The request ->
Retype the whole listing verbatim and keep the pictures out of it.

[BEGIN]

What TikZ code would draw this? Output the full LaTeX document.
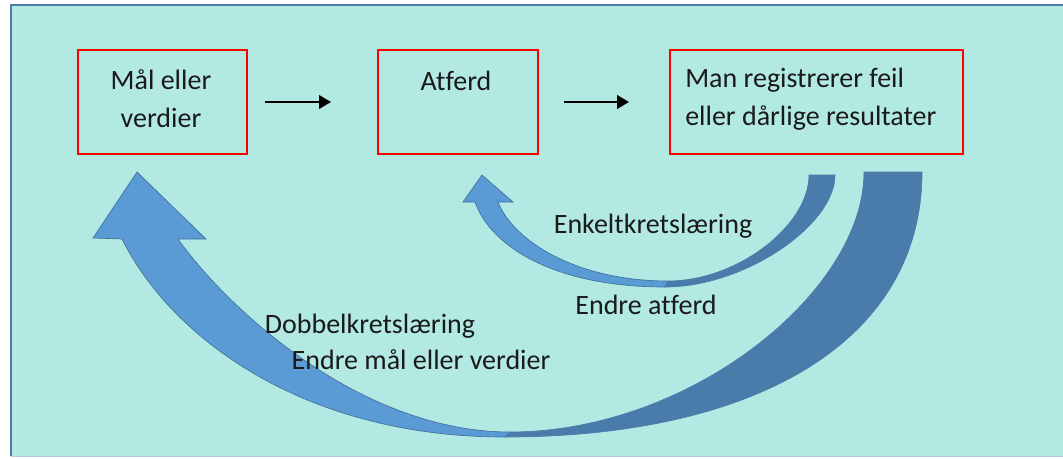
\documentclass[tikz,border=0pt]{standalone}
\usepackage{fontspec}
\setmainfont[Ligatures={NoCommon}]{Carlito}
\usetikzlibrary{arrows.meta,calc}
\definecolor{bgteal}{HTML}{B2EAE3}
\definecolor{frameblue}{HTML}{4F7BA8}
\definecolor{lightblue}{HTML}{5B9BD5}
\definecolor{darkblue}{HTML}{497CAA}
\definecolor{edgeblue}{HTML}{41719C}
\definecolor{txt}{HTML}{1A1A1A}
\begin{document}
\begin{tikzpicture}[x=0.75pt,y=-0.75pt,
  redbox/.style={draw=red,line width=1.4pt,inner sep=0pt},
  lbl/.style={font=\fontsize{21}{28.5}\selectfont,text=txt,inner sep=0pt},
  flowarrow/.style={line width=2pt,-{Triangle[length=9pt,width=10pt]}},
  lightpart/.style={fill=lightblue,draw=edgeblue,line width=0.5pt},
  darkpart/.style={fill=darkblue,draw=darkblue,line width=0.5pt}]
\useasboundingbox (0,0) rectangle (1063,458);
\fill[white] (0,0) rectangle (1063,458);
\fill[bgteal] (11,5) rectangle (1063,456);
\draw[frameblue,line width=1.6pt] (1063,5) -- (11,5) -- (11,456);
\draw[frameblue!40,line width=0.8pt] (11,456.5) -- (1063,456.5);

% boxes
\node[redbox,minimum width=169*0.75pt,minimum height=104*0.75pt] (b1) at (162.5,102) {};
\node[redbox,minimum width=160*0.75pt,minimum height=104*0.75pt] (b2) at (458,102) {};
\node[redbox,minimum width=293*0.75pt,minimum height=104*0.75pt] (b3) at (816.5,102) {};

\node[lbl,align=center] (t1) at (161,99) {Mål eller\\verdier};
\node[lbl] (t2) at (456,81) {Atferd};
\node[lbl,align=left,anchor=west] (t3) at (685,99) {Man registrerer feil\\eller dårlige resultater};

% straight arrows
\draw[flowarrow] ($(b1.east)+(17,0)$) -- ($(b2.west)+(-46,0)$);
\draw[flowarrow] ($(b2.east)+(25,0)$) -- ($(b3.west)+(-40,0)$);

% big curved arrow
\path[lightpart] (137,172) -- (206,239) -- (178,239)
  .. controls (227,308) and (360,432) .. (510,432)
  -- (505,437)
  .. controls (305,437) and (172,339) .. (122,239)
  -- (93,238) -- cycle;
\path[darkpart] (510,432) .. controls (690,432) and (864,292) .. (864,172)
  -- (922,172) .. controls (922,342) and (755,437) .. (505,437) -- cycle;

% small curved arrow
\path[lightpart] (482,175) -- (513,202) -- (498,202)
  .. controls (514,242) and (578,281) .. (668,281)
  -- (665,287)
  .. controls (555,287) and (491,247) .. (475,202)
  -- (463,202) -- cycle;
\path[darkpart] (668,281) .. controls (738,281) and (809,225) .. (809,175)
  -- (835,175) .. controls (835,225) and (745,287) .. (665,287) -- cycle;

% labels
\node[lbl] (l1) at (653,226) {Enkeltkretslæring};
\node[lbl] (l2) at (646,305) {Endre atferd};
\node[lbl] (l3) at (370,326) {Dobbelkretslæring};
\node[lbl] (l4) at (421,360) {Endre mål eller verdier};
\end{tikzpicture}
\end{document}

[END]

Task solution ->
What TikZ code would draw this? Output the full LaTeX document.
\documentclass[tikz,border=0pt]{standalone}
\usepackage{fontspec}
\setmainfont[Ligatures={NoCommon}]{Carlito}
\usetikzlibrary{arrows.meta,calc}
\definecolor{bgteal}{HTML}{B2EAE3}
\definecolor{frameblue}{HTML}{4F7BA8}
\definecolor{lightblue}{HTML}{5B9BD5}
\definecolor{darkblue}{HTML}{497CAA}
\definecolor{edgeblue}{HTML}{41719C}
\definecolor{txt}{HTML}{1A1A1A}
\begin{document}
\begin{tikzpicture}[x=0.75pt,y=-0.75pt,
  redbox/.style={draw=red,line width=1.4pt,inner sep=0pt},
  lbl/.style={font=\fontsize{21}{28.5}\selectfont,text=txt,inner sep=0pt},
  flowarrow/.style={line width=2pt,-{Triangle[length=9pt,width=10pt]}},
  lightpart/.style={fill=lightblue,draw=edgeblue,line width=0.5pt},
  darkpart/.style={fill=darkblue,draw=darkblue,line width=0.5pt}]
\useasboundingbox (0,0) rectangle (1063,458);
\fill[white] (0,0) rectangle (1063,458);
\fill[bgteal] (11,5) rectangle (1063,456);
\draw[frameblue,line width=1.6pt] (1063,5) -- (11,5) -- (11,456);
\draw[frameblue!40,line width=0.8pt] (11,456.5) -- (1063,456.5);

% boxes
\node[redbox,minimum width=169*0.75pt,minimum height=104*0.75pt] (b1) at (162.5,102) {};
\node[redbox,minimum width=160*0.75pt,minimum height=104*0.75pt] (b2) at (458,102) {};
\node[redbox,minimum width=293*0.75pt,minimum height=104*0.75pt] (b3) at (816.5,102) {};

\node[lbl,align=center] (t1) at (161,99) {Mål eller\\verdier};
\node[lbl] (t2) at (456,81) {Atferd};
\node[lbl,align=left,anchor=west] (t3) at (685,99) {Man registrerer feil\\eller dårlige resultater};

% straight arrows
\draw[flowarrow] ($(b1.east)+(17,0)$) -- ($(b2.west)+(-46,0)$);
\draw[flowarrow] ($(b2.east)+(25,0)$) -- ($(b3.west)+(-40,0)$);

% big curved arrow
\path[lightpart] (137,172) -- (206,239) -- (178,239)
  .. controls (227,308) and (360,432) .. (510,432)
  -- (505,437)
  .. controls (305,437) and (172,339) .. (122,239)
  -- (93,238) -- cycle;
\path[darkpart] (510,432) .. controls (690,432) and (864,292) .. (864,172)
  -- (922,172) .. controls (922,342) and (755,437) .. (505,437) -- cycle;

% small curved arrow
\path[lightpart] (482,175) -- (513,202) -- (498,202)
  .. controls (514,242) and (578,281) .. (668,281)
  -- (665,287)
  .. controls (555,287) and (491,247) .. (475,202)
  -- (463,202) -- cycle;
\path[darkpart] (668,281) .. controls (738,281) and (809,225) .. (809,175)
  -- (835,175) .. controls (835,225) and (745,287) .. (665,287) -- cycle;

% labels
\node[lbl] (l1) at (653,226) {Enkeltkretslæring};
\node[lbl] (l2) at (646,305) {Endre atferd};
\node[lbl] (l3) at (370,326) {Dobbelkretslæring};
\node[lbl] (l4) at (421,360) {Endre mål eller verdier};
\end{tikzpicture}
\end{document}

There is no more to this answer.